**Short exercise:**
Return precisely the span of lines from the top of the material below to the line containing "const kitchen2: [number, number][]", both included. Pictures are excluded.

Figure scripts
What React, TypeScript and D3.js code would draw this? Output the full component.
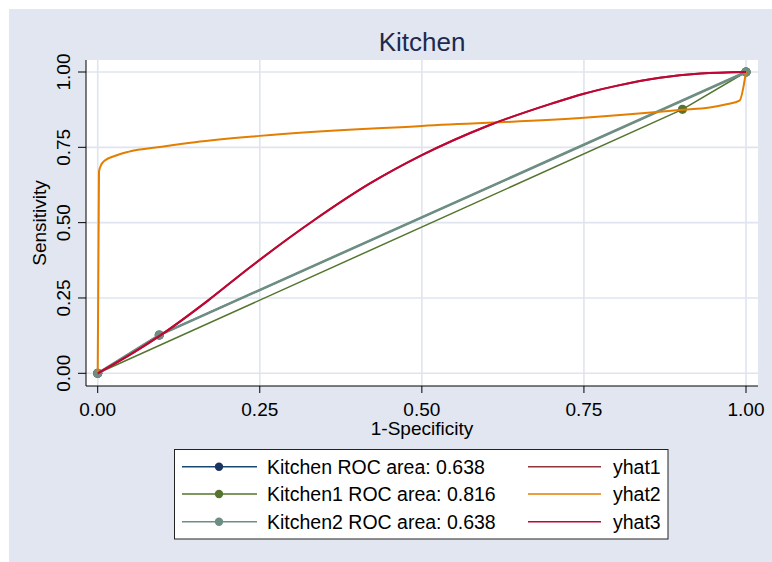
import * as d3 from 'd3';

// ROC points: [1-specificity, sensitivity]
const kitchen: [number, number][] = [[0, 0], [0.095, 0.127], [1, 1]];
const kitchen1: [number, number][] = [[0, 0], [0.902, 0.876], [1, 1]];
const kitchen2: [number, number][] = [[0, 0], [0.095, 0.127], [1, 1]];

const yhat3: [number, number][] = [
  [0, 0], [0.05, 0.062], [0.096, 0.125], [0.171, 0.243], [0.235, 0.352],
  [0.333, 0.507], [0.42, 0.63], [0.5, 0.724], [0.6, 0.82], [0.7, 0.895],
  [0.75, 0.928], [0.8, 0.954], [0.867, 0.981], [0.93, 0.995], [1, 1],
];
const yhat1 = yhat3;
const yhat2: [number, number][] = [
  [0, 0], [0.002, 0.669], [0.005, 0.69], [0.011, 0.706], [0.027, 0.722],
  [0.047, 0.735], [0.099, 0.752], [0.15, 0.767], [0.25, 0.788], [0.5, 0.821],
  [0.75, 0.848], [0.867, 0.868], [0.897, 0.874], [0.944, 0.882], [0.97, 0.893],
  [0.99, 0.905], [1, 1],
];

const ticks = [0, 0.25, 0.5, 0.75, 1];
const rocNames = ['Kitchen ROC area: 0.638', 'Kitchen1 ROC area: 0.816', 'Kitchen2 ROC area: 0.638'];
const fitNames = ['yhat1', 'yhat2', 'yhat3'];

const COLORS = {
  navy: '#1a476f',
  green: '#55752f',
  teal: '#6e8e84',
  maroon: '#90353b',
  orange: '#e37e00',
  cranberry: '#c10534',
};
const BG = '#e1e6f0';
const GRID = '#dfe4ee';
const FONT = 'Arial, "Liberation Sans", sans-serif';

const PLOT = { left: 86, right: 758, top: 60, bottom: 386 };

export default function App() {
  const x = d3.scaleLinear().domain([0, 1]).range([97.7, 746]);
  const y = d3.scaleLinear().domain([0, 1]).range([373.3, 72]);
  const line = d3.line<[number, number]>().x((d) => x(d[0])).y((d) => y(d[1]));
  const smooth = d3
    .line<[number, number]>()
    .x((d) => x(d[0]))
    .y((d) => y(d[1]))
    .curve(d3.curveMonotoneX);

  const rocSeries = [
    { data: kitchen, color: COLORS.navy, marker: '#1a3560', width: 1.5 },
    { data: kitchen1, color: COLORS.green, marker: COLORS.green, width: 1.5 },
    { data: kitchen2, color: COLORS.teal, marker: COLORS.teal, width: 2.6 },
  ];
  const fitSeries = [
    { data: yhat1, color: COLORS.maroon, width: 2 },
    { data: yhat2, color: COLORS.orange, width: 2 },
    { data: yhat3, color: COLORS.cranberry, width: 2 },
  ];
  const rowY = [466.7, 494, 521.7];

  return (
    <svg width={772} height={562} style={{ position: 'absolute', left: 0, top: 0 }} fontFamily={FONT}>
      <rect x={0} y={0} width={772} height={562} fill="#fff" />
      <rect x={9} y={9} width={763} height={553} fill={BG} />
      <rect x={PLOT.left} y={PLOT.top} width={PLOT.right - PLOT.left} height={PLOT.bottom - PLOT.top} fill="#fff" />

      {/* grid */}
      {ticks.map((t) => (
        <g key={'g' + t}>
          <line x1={PLOT.left} x2={PLOT.right} y1={y(t)} y2={y(t)} stroke={GRID} strokeWidth={1.6} />
          <line x1={x(t)} x2={x(t)} y1={PLOT.top} y2={PLOT.bottom} stroke={GRID} strokeWidth={1.6} />
        </g>
      ))}

      {/* ROC curves */}
      {rocSeries.map((s, i) => (
        <g key={'r' + i}>
          <path d={line(s.data) ?? ''} fill="none" stroke={s.color} strokeWidth={s.width} />
          {s.data.map((d, j) => (
            <circle key={j} cx={x(d[0])} cy={y(d[1])} r={4.6} fill={s.marker} />
          ))}
        </g>
      ))}
      {fitSeries.map((s, i) => (
        <path key={'f' + i} d={smooth(s.data) ?? ''} fill="none" stroke={s.color} strokeWidth={s.width} />
      ))}

      {/* axes */}
      <line x1={PLOT.left} x2={PLOT.left} y1={PLOT.top} y2={PLOT.bottom} stroke="#000" strokeWidth={1} />
      <line x1={PLOT.left} x2={PLOT.right} y1={PLOT.bottom} y2={PLOT.bottom} stroke="#000" strokeWidth={1} />
      {ticks.map((t) => (
        <g key={'t' + t}>
          <line x1={PLOT.left - 8} x2={PLOT.left} y1={y(t)} y2={y(t)} stroke="#000" strokeWidth={1} />
          <text transform={`translate(70,${y(t)}) rotate(-90)`} textAnchor="middle" fontSize={19} fill="#000">
            {t.toFixed(2)}
          </text>
          <line x1={x(t)} x2={x(t)} y1={PLOT.bottom} y2={PLOT.bottom + 7} stroke="#000" strokeWidth={1} />
          <text x={x(t)} y={416} textAnchor="middle" fontSize={19} fill="#000">
            {t.toFixed(2)}
          </text>
        </g>
      ))}
      <text transform={`translate(46,223) rotate(-90)`} textAnchor="middle" fontSize={19} fill="#000">
        Sensitivity
      </text>
      <text x={422} y={435} textAnchor="middle" fontSize={19} fill="#000">
        1-Specificity
      </text>
      <text x={422} y={51} textAnchor="middle" fontSize={26} fill="#1c2a50">
        Kitchen
      </text>

      {/* legend */}
      <rect x={174.5} y={449.5} width={493.5} height={89.5} fill="#fff" stroke="#222" strokeWidth={1} />
      {rocSeries.map((s, i) => (
        <g key={'l' + i}>
          <line x1={182} x2={257} y1={rowY[i]} y2={rowY[i]} stroke={s.color} strokeWidth={1.5} />
          <circle cx={219} cy={rowY[i]} r={4.2} fill={s.marker} />
          <text x={267} y={rowY[i] + 7} fontSize={19.5} fill="#000">{rocNames[i]}</text>
        </g>
      ))}
      {fitSeries.map((s, i) => (
        <g key={'m' + i}>
          <line x1={528} x2={601} y1={rowY[i]} y2={rowY[i]} stroke={s.color} strokeWidth={1.5} />
          <text x={613} y={rowY[i] + 7} fontSize={19.5} fill="#000">{fitNames[i]}</text>
        </g>
      ))}
    </svg>
  );
}
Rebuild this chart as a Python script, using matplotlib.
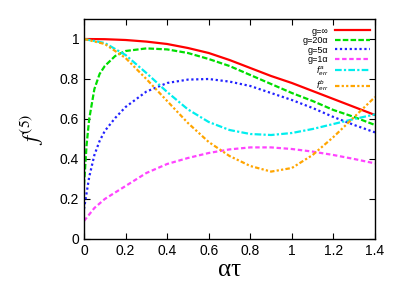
import matplotlib
matplotlib.use("Agg")
import matplotlib.pyplot as plt

plt.rcParams['font.family'] = ['Liberation Sans', 'DejaVu Sans']
plt.rcParams['mathtext.fontset'] = 'custom'
plt.rcParams['mathtext.it'] = 'Liberation Sans:italic'
plt.rcParams['mathtext.rm'] = 'Liberation Sans'

tau_red = [0, 0.1, 0.2, 0.3, 0.4, 0.5, 0.6, 0.7, 0.8, 0.9, 1.0, 1.1, 1.2, 1.3, 1.4]
f_red = [1.0, 0.999, 0.995, 0.987, 0.975, 0.955, 0.93, 0.895, 0.855, 0.815, 0.78, 0.74, 0.70, 0.66, 0.62]

tau_green = [0, 0.0125, 0.025, 0.05, 0.075, 0.1, 0.15, 0.2, 0.3, 0.4, 0.5, 0.6, 0.7, 0.8, 0.9, 1.0, 1.1, 1.2, 1.3, 1.4]
f_green = [0.27, 0.47, 0.60, 0.75, 0.825, 0.865, 0.915, 0.94, 0.953, 0.948, 0.93, 0.90, 0.865, 0.82, 0.775, 0.73, 0.69, 0.645, 0.61, 0.57]

tau_blue = [0, 0.025, 0.05, 0.075, 0.1, 0.15, 0.2, 0.3, 0.4, 0.5, 0.6, 0.7, 0.8, 0.9, 1.0, 1.1, 1.2, 1.3, 1.4]
f_blue = [0.15, 0.31, 0.42, 0.49, 0.54, 0.605, 0.66, 0.737, 0.78, 0.797, 0.80, 0.787, 0.765, 0.73, 0.695, 0.655, 0.61, 0.57, 0.533]

tau_mag = [0, 0.05, 0.1, 0.2, 0.3, 0.4, 0.5, 0.6, 0.7, 0.8, 0.9, 1.0, 1.1, 1.2, 1.3, 1.4]
f_mag = [0.09, 0.155, 0.20, 0.265, 0.33, 0.375, 0.405, 0.43, 0.448, 0.458, 0.458, 0.45, 0.437, 0.42, 0.40, 0.378]

tau_cyan = [0, 0.1, 0.2, 0.3, 0.4, 0.5, 0.6, 0.7, 0.8, 0.9, 1.0, 1.1, 1.2, 1.3, 1.4]
f_cyan = [1.0, 0.98, 0.92, 0.83, 0.735, 0.648, 0.585, 0.545, 0.525, 0.52, 0.53, 0.55, 0.575, 0.60, 0.623]

tau_orange = [0, 0.1, 0.2, 0.3, 0.4, 0.5, 0.6, 0.7, 0.8, 0.9, 1.0, 1.1, 1.2, 1.3, 1.4]
f_orange = [1.0, 0.975, 0.905, 0.80, 0.69, 0.58, 0.485, 0.415, 0.365, 0.337, 0.355, 0.42, 0.51, 0.61, 0.71]

labels = ['g=∞', 'g=20α', 'g=5α', 'g=1α', r'$f^{a}_{err}$', r'$f^{b}_{err}$']

fig = plt.figure(figsize=(4.15, 2.91), dpi=100)
ax = fig.add_axes([84/415, 1-239/291, (375-84)/415, (239-19)/291])

ax.plot(tau_red, f_red, color='#ff0000', lw=1.6, ls='-', label=labels[0])
ax.plot(tau_green, f_green, color='#00dd00', lw=1.6, ls=(0, (2.5, 1)), label=labels[1])
ax.plot(tau_blue, f_blue, color='#2222ff', lw=1.6, ls=(0, (1, 1.2)), label=labels[2])
ax.plot(tau_mag, f_mag, color='#ff44ff', lw=1.6, ls=(0, (2, 1.2)), label=labels[3])
ax.plot(tau_cyan, f_cyan, color='#00eeee', lw=1.6, ls=(0, (3, 1, 1, 1)), label=labels[4])
ax.plot(tau_orange, f_orange, color='#ffa500', lw=1.6, ls=(0, (2, 1, 1, 1, 1, 1)), label=labels[5])

ax.set_xlim(0, 1.4)
ax.set_ylim(0, 1.1)
ax.set_xticks([0, 0.2, 0.4, 0.6, 0.8, 1, 1.2, 1.4])
ax.set_xticklabels(['0', '0.2', '0.4', '0.6', '0.8', '1', '1.2', '1.4'])
ax.set_yticks([0, 0.2, 0.4, 0.6, 0.8, 1])
ax.set_yticklabels(['0', '0.2', '0.4', '0.6', '0.8', '1'])
ax.tick_params(direction='in', top=True, right=True, length=4, width=0.8, labelsize=10)
for s in ax.spines.values():
    s.set_linewidth(1.0)

ax.set_xlabel('ατ', fontsize=18, family='Liberation Serif', labelpad=1)
yl = ax.set_ylabel(r'$f^{(5)}$', fontsize=16, labelpad=10)
yl.set_math_fontfamily('stix')

leg = ax.legend(loc='upper right', bbox_to_anchor=(1.0, 0.99), frameon=False,
                fontsize=6.5, markerfirst=False, handlelength=3.8, handletextpad=0.8,
                labelspacing=0.05, borderaxespad=0.2)

fig.savefig('out.png', dpi=100)
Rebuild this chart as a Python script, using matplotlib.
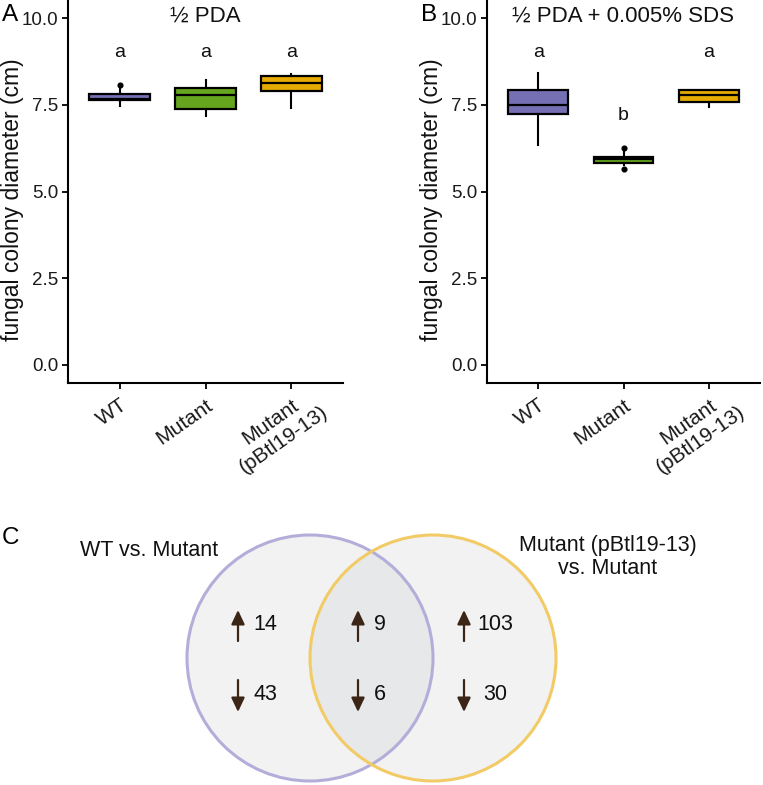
import math
import matplotlib
matplotlib.use("Agg")
import matplotlib.pyplot as plt
from matplotlib.patches import Circle

plt.rcParams['font.family'] = ['Liberation Sans', 'DejaVu Sans']

# ---------------- data ----------------
groups = ["WT", "Mutant", "Mutant\n(pBtl19-13)"]
colors = ["#7570b3", "#66a61e", "#e6ab02"]

# Panel A: 1/2 PDA  (q1, median, q3, lower whisker, upper whisker, outliers)
a_q1 = [7.64, 7.38, 7.90]
a_med = [7.67, 7.79, 8.13]
a_q3 = [7.82, 7.98, 8.35]
a_lo = [7.48, 7.18, 7.42]
a_hi = [8.03, 8.22, 8.38]
a_out = [[8.09], [], []]
a_letters = ["a", "a", "a"]
a_letter_y = [9.0, 9.0, 9.0]

# Panel B: 1/2 PDA + 0.005% SDS
b_q1 = [7.25, 5.84, 7.59]
b_med = [7.50, 5.93, 7.79]
b_q3 = [7.93, 6.01, 7.92]
b_lo = [6.34, 5.76, 7.44]
b_hi = [8.42, 6.17, 7.92]
b_out = [[], [6.25, 5.66], []]
b_letters = ["a", "b", "a"]
b_letter_y = [9.0, 7.2, 9.0]

yticks = [0.0, 2.5, 5.0, 7.5, 10.0]
ytick_labels = ["0.0", "2.5", "5.0", "7.5", "10.0"]

# Panel C: Venn counts
venn_sets = ["WT vs. Mutant", "Mutant (pBtl19-13)\nvs. Mutant"]
venn_up = [14, 9, 103]      # left only, shared, right only
venn_down = [43, 6, 30]

W, H = 763, 785
fig = plt.figure(figsize=(W / 100, H / 100), dpi=100)

XT_SIZE = 15
ANGLE = 35


def px_axes(x0, y0, x1, y1):
    return fig.add_axes([x0 / W, 1 - y1 / H, (x1 - x0) / W, (y1 - y0) / H])


def box_panel(ax, q1, med, q3, lo, hi, out, letters, ly, title):
    stats = []
    for i in range(len(groups)):
        stats.append(dict(q1=q1[i], med=med[i], q3=q3[i], whislo=lo[i],
                          whishi=hi[i], fliers=out[i]))
    pos = list(range(1, len(groups) + 1))
    bp = ax.bxp(stats, positions=pos, widths=0.7, patch_artist=True,
                showcaps=False,
                boxprops=dict(linewidth=1.6, edgecolor="black"),
                medianprops=dict(color="black", linewidth=1.6),
                whiskerprops=dict(color="black", linewidth=1.5),
                flierprops=dict(marker="o", markerfacecolor="black",
                                markeredgecolor="black", markersize=3.4))
    for patch, c in zip(bp["boxes"], colors):
        patch.set_facecolor(c)
    for p, t, y in zip(pos, letters, ly):
        ax.text(p, y, t, ha="center", va="center", fontsize=14, color="#111111")
    ax.set_xlim(0.4, 3.6)
    ax.set_ylim(-0.52, 10.5)
    ax.set_yticks(yticks)
    ax.set_yticklabels(ytick_labels)
    ax.set_xticks(pos)
    ax.set_xticklabels([])
    # x category labels: first line's top-right corner placed below the tick
    down = 9.0  # points below the axis line
    for p, g in zip(pos, groups):
        lines = g.split("\n")
        if len(lines) == 1:
            ax.annotate(g, xy=(p, 0), xycoords=ax.get_xaxis_transform(),
                        xytext=(0, -down), textcoords="offset points",
                        rotation=ANGLE, rotation_mode="anchor", ha="right",
                        va="top", fontsize=XT_SIZE, color="#1a1a1a",
                        annotation_clip=False)
        else:
            half = 3.057 * XT_SIZE / 2.0  # half width of first line, points
            dx = -half * math.cos(math.radians(ANGLE))
            dy = -down - half * math.sin(math.radians(ANGLE))
            ax.annotate(g, xy=(p, 0), xycoords=ax.get_xaxis_transform(),
                        xytext=(dx, dy), textcoords="offset points",
                        rotation=ANGLE, rotation_mode="anchor", ha="center",
                        va="top", multialignment="center", fontsize=XT_SIZE,
                        color="#1a1a1a", annotation_clip=False)
    ax.tick_params(axis="y", labelsize=13.5, pad=3)
    ax.tick_params(length=4, width=1.3, color="black",
                   labelcolor="#1a1a1a")
    for s in ["top", "right"]:
        ax.spines[s].set_visible(False)
    for s in ["left", "bottom"]:
        ax.spines[s].set_linewidth(1.5)
    ax.set_ylabel("fungal colony diameter (cm)", fontsize=16.5, color="#111111")
    ax.yaxis.set_label_coords(-0.16, 0.48)
    ax.set_title(title, fontsize=16, pad=0, y=0.987, va="top", color="#111111")


axA = px_axes(68, 1, 343, 383)
box_panel(axA, a_q1, a_med, a_q3, a_lo, a_hi, a_out, a_letters, a_letter_y,
          "½ PDA")
axB = px_axes(487, 1, 760, 383)
box_panel(axB, b_q1, b_med, b_q3, b_lo, b_hi, b_out, b_letters, b_letter_y,
          "½ PDA + 0.005% SDS")

fig.text(2 / W, 1 - 15 / H, "A", fontsize=17.5, va="center", ha="left")
fig.text(421 / W, 1 - 15 / H, "B", fontsize=17.5, va="center", ha="left")
fig.text(2 / W, 1 - 538 / H, "C", fontsize=17.5, va="center", ha="left")

# ---------------- Venn ----------------
axV = px_axes(0, 392.5, 763, 785)
axV.set_xlim(0, W)
axV.set_ylim(785, 392.5)
axV.axis("off")

centers = [(310, 658), (433, 658)]
r = 123
edge_cols = ["#b3aed9", "#f2cb66"]
for (cx, cy) in centers:
    axV.add_patch(Circle((cx, cy), r, facecolor="#c4c8ca", alpha=0.22,
                         edgecolor="none", zorder=1))
for (cx, cy), ec in zip(centers, edge_cols):
    axV.add_patch(Circle((cx, cy), r, facecolor="none", edgecolor=ec,
                         linewidth=2.2, zorder=2))

arrow_x = [238, 358, 464]
num_x = [265, 380, 495]
up_y, down_y = 624, 695
arrow_col = "#3b2517"
astyle = "-|>,head_length=0.85,head_width=0.4"
for ax_, nx, u, d in zip(arrow_x, num_x, venn_up, venn_down):
    axV.annotate("", xy=(ax_, up_y - 14), xytext=(ax_, up_y + 17),
                 arrowprops=dict(arrowstyle=astyle, color=arrow_col, lw=1.6,
                                 shrinkA=0, shrinkB=0),
                 zorder=3)
    axV.annotate("", xy=(ax_, down_y + 17), xytext=(ax_, down_y - 15),
                 arrowprops=dict(arrowstyle=astyle, color=arrow_col, lw=1.6,
                                 shrinkA=0, shrinkB=0),
                 zorder=3)
    axV.text(nx, up_y, str(u), ha="center", va="center", fontsize=15.5,
             color="#111111", zorder=4)
    axV.text(nx, down_y, str(d), ha="center", va="center", fontsize=15.5,
             color="#111111", zorder=4)

axV.text(80, 551, venn_sets[0], ha="left", va="center", fontsize=15.5,
         color="#111111")
axV.text(608, 557, venn_sets[1], ha="center", va="center", fontsize=15.5,
         color="#111111", multialignment="center", linespacing=1.15)

fig.savefig("out.png", dpi=100)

**Task output:**
What React, TypeScript and D3.js code would draw this? Output the full component.
import * as d3 from 'd3';

// ROC points: [1-specificity, sensitivity]
const kitchen: [number, number][] = [[0, 0], [0.095, 0.127], [1, 1]];
const kitchen1: [number, number][] = [[0, 0], [0.902, 0.876], [1, 1]];
const kitchen2: [number, number][] = [[0, 0], [0.095, 0.127], [1, 1]];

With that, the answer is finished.